▶ Stated goal
Write out every line of the material exactly as it appears.

▶ Data lines
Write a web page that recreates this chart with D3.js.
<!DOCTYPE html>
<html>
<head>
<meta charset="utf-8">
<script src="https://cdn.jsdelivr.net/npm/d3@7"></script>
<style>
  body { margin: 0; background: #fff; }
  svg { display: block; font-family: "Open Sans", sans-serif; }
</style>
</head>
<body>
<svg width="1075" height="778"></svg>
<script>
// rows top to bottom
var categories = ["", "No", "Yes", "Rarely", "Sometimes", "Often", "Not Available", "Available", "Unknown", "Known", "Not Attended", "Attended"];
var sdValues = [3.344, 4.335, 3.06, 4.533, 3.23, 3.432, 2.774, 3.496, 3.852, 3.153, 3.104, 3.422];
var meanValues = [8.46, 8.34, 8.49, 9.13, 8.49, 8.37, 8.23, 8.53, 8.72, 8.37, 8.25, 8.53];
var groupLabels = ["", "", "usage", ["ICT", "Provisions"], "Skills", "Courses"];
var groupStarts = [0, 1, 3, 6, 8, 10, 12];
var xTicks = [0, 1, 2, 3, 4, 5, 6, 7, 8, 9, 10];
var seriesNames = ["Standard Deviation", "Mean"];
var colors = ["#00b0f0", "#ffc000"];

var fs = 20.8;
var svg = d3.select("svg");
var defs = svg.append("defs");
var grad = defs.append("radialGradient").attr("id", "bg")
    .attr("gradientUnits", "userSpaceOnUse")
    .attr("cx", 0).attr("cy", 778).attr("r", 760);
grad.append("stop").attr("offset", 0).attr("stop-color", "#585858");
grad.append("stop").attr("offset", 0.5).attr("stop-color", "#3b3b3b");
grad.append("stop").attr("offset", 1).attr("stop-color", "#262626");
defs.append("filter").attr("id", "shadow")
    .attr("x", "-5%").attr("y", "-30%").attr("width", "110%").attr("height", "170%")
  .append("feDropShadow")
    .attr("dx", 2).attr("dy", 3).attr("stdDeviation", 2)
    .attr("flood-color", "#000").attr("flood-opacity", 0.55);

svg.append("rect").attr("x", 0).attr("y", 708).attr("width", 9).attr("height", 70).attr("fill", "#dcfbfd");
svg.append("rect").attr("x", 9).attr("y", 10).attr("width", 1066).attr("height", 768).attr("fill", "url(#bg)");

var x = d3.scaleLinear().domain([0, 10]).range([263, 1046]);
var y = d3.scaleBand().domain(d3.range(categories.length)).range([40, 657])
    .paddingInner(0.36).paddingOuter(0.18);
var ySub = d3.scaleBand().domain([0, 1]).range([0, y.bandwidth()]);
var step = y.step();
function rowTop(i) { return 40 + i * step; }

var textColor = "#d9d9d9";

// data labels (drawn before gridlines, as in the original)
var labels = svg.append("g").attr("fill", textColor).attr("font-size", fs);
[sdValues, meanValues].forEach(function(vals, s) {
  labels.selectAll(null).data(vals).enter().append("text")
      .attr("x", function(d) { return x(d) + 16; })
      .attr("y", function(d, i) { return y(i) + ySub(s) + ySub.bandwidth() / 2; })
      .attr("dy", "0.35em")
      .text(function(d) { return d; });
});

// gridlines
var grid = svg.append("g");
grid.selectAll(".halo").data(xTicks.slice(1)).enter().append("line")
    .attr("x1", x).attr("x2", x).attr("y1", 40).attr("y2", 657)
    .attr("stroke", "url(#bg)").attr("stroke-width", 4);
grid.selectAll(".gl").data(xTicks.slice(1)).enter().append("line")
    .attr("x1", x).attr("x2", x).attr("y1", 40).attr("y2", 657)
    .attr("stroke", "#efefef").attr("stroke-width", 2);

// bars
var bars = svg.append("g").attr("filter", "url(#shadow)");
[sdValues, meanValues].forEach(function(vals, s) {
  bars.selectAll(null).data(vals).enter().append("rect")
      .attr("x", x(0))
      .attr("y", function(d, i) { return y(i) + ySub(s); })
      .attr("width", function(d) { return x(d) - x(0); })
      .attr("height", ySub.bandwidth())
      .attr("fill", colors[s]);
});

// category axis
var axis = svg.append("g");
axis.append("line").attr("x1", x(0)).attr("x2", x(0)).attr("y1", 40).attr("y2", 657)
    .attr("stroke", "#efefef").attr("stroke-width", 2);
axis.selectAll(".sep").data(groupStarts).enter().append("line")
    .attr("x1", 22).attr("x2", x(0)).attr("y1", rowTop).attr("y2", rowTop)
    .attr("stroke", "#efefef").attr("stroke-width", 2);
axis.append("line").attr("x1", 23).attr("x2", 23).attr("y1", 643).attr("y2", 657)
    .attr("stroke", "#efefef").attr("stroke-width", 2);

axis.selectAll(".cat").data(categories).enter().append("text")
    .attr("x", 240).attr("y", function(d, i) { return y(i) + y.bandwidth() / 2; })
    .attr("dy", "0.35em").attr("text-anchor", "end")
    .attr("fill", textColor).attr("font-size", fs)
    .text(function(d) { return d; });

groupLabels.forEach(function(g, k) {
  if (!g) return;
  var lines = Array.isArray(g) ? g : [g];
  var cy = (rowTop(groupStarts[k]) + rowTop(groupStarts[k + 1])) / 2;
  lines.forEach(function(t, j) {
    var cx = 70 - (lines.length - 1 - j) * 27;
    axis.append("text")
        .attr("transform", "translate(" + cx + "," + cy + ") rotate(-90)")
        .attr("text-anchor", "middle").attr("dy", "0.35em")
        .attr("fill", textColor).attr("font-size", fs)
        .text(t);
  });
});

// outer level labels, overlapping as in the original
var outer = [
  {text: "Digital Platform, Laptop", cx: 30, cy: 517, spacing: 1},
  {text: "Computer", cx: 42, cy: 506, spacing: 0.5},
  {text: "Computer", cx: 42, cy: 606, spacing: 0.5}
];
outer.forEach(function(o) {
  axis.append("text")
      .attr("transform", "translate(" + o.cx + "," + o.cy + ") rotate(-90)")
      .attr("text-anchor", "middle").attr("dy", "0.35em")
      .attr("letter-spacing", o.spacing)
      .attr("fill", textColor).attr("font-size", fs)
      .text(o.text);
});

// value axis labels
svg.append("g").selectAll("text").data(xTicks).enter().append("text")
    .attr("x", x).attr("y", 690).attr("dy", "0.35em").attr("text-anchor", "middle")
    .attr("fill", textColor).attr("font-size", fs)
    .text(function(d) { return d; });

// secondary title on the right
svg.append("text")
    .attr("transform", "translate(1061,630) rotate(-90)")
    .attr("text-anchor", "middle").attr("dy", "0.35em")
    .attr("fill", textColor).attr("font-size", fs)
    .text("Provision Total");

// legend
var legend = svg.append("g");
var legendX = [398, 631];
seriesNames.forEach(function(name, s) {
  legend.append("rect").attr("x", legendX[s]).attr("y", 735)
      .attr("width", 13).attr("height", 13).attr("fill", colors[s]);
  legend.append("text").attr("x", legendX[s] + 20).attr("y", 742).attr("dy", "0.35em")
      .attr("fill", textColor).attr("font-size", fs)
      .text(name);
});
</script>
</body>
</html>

▶ Worked solution
Write a web page that recreates this chart with D3.js.
<!DOCTYPE html>
<html>
<head>
<meta charset="utf-8">
<script src="https://cdn.jsdelivr.net/npm/d3@7"></script>
<style>
  body { margin: 0; background: #fff; }
  svg { display: block; font-family: "Open Sans", sans-serif; }
</style>
</head>
<body>
<svg width="1075" height="778"></svg>
<script>
// rows top to bottom
var categories = ["", "No", "Yes", "Rarely", "Sometimes", "Often", "Not Available", "Available", "Unknown", "Known", "Not Attended", "Attended"];
var sdValues = [3.344, 4.335, 3.06, 4.533, 3.23, 3.432, 2.774, 3.496, 3.852, 3.153, 3.104, 3.422];
var meanValues = [8.46, 8.34, 8.49, 9.13, 8.49, 8.37, 8.23, 8.53, 8.72, 8.37, 8.25, 8.53];
var groupLabels = ["", "", "usage", ["ICT", "Provisions"], "Skills", "Courses"];
var groupStarts = [0, 1, 3, 6, 8, 10, 12];
var xTicks = [0, 1, 2, 3, 4, 5, 6, 7, 8, 9, 10];
var seriesNames = ["Standard Deviation", "Mean"];
var colors = ["#00b0f0", "#ffc000"];

var fs = 20.8;
var svg = d3.select("svg");
var defs = svg.append("defs");
var grad = defs.append("radialGradient").attr("id", "bg")
    .attr("gradientUnits", "userSpaceOnUse")
    .attr("cx", 0).attr("cy", 778).attr("r", 760);
grad.append("stop").attr("offset", 0).attr("stop-color", "#585858");
grad.append("stop").attr("offset", 0.5).attr("stop-color", "#3b3b3b");
grad.append("stop").attr("offset", 1).attr("stop-color", "#262626");
defs.append("filter").attr("id", "shadow")
    .attr("x", "-5%").attr("y", "-30%").attr("width", "110%").attr("height", "170%")
  .append("feDropShadow")
    .attr("dx", 2).attr("dy", 3).attr("stdDeviation", 2)
    .attr("flood-color", "#000").attr("flood-opacity", 0.55);

svg.append("rect").attr("x", 0).attr("y", 708).attr("width", 9).attr("height", 70).attr("fill", "#dcfbfd");
svg.append("rect").attr("x", 9).attr("y", 10).attr("width", 1066).attr("height", 768).attr("fill", "url(#bg)");

var x = d3.scaleLinear().domain([0, 10]).range([263, 1046]);
var y = d3.scaleBand().domain(d3.range(categories.length)).range([40, 657])
    .paddingInner(0.36).paddingOuter(0.18);
var ySub = d3.scaleBand().domain([0, 1]).range([0, y.bandwidth()]);
var step = y.step();
function rowTop(i) { return 40 + i * step; }

var textColor = "#d9d9d9";

// data labels (drawn before gridlines, as in the original)
var labels = svg.append("g").attr("fill", textColor).attr("font-size", fs);
[sdValues, meanValues].forEach(function(vals, s) {
  labels.selectAll(null).data(vals).enter().append("text")
      .attr("x", function(d) { return x(d) + 16; })
      .attr("y", function(d, i) { return y(i) + ySub(s) + ySub.bandwidth() / 2; })
      .attr("dy", "0.35em")
      .text(function(d) { return d; });
});

// gridlines
var grid = svg.append("g");
grid.selectAll(".halo").data(xTicks.slice(1)).enter().append("line")
    .attr("x1", x).attr("x2", x).attr("y1", 40).attr("y2", 657)
    .attr("stroke", "url(#bg)").attr("stroke-width", 4);
grid.selectAll(".gl").data(xTicks.slice(1)).enter().append("line")
    .attr("x1", x).attr("x2", x).attr("y1", 40).attr("y2", 657)
    .attr("stroke", "#efefef").attr("stroke-width", 2);

// bars
var bars = svg.append("g").attr("filter", "url(#shadow)");
[sdValues, meanValues].forEach(function(vals, s) {
  bars.selectAll(null).data(vals).enter().append("rect")
      .attr("x", x(0))
      .attr("y", function(d, i) { return y(i) + ySub(s); })
      .attr("width", function(d) { return x(d) - x(0); })
      .attr("height", ySub.bandwidth())
      .attr("fill", colors[s]);
});

// category axis
var axis = svg.append("g");
axis.append("line").attr("x1", x(0)).attr("x2", x(0)).attr("y1", 40).attr("y2", 657)
    .attr("stroke", "#efefef").attr("stroke-width", 2);
axis.selectAll(".sep").data(groupStarts).enter().append("line")
    .attr("x1", 22).attr("x2", x(0)).attr("y1", rowTop).attr("y2", rowTop)
    .attr("stroke", "#efefef").attr("stroke-width", 2);
axis.append("line").attr("x1", 23).attr("x2", 23).attr("y1", 643).attr("y2", 657)
    .attr("stroke", "#efefef").attr("stroke-width", 2);

axis.selectAll(".cat").data(categories).enter().append("text")
    .attr("x", 240).attr("y", function(d, i) { return y(i) + y.bandwidth() / 2; })
    .attr("dy", "0.35em").attr("text-anchor", "end")
    .attr("fill", textColor).attr("font-size", fs)
    .text(function(d) { return d; });

groupLabels.forEach(function(g, k) {
  if (!g) return;
  var lines = Array.isArray(g) ? g : [g];
  var cy = (rowTop(groupStarts[k]) + rowTop(groupStarts[k + 1])) / 2;
  lines.forEach(function(t, j) {
    var cx = 70 - (lines.length - 1 - j) * 27;
    axis.append("text")
        .attr("transform", "translate(" + cx + "," + cy + ") rotate(-90)")
        .attr("text-anchor", "middle").attr("dy", "0.35em")
        .attr("fill", textColor).attr("font-size", fs)
        .text(t);
  });
});

// outer level labels, overlapping as in the original
var outer = [
  {text: "Digital Platform, Laptop", cx: 30, cy: 517, spacing: 1},
  {text: "Computer", cx: 42, cy: 506, spacing: 0.5},
  {text: "Computer", cx: 42, cy: 606, spacing: 0.5}
];
outer.forEach(function(o) {
  axis.append("text")
      .attr("transform", "translate(" + o.cx + "," + o.cy + ") rotate(-90)")
      .attr("text-anchor", "middle").attr("dy", "0.35em")
      .attr("letter-spacing", o.spacing)
      .attr("fill", textColor).attr("font-size", fs)
      .text(o.text);
});

// value axis labels
svg.append("g").selectAll("text").data(xTicks).enter().append("text")
    .attr("x", x).attr("y", 690).attr("dy", "0.35em").attr("text-anchor", "middle")
    .attr("fill", textColor).attr("font-size", fs)
    .text(function(d) { return d; });

// secondary title on the right
svg.append("text")
    .attr("transform", "translate(1061,630) rotate(-90)")
    .attr("text-anchor", "middle").attr("dy", "0.35em")
    .attr("fill", textColor).attr("font-size", fs)
    .text("Provision Total");

// legend
var legend = svg.append("g");
var legendX = [398, 631];
seriesNames.forEach(function(name, s) {
  legend.append("rect").attr("x", legendX[s]).attr("y", 735)
      .attr("width", 13).attr("height", 13).attr("fill", colors[s]);
  legend.append("text").attr("x", legendX[s] + 20).attr("y", 742).attr("dy", "0.35em")
      .attr("fill", textColor).attr("font-size", fs)
      .text(name);
});
</script>
</body>
</html>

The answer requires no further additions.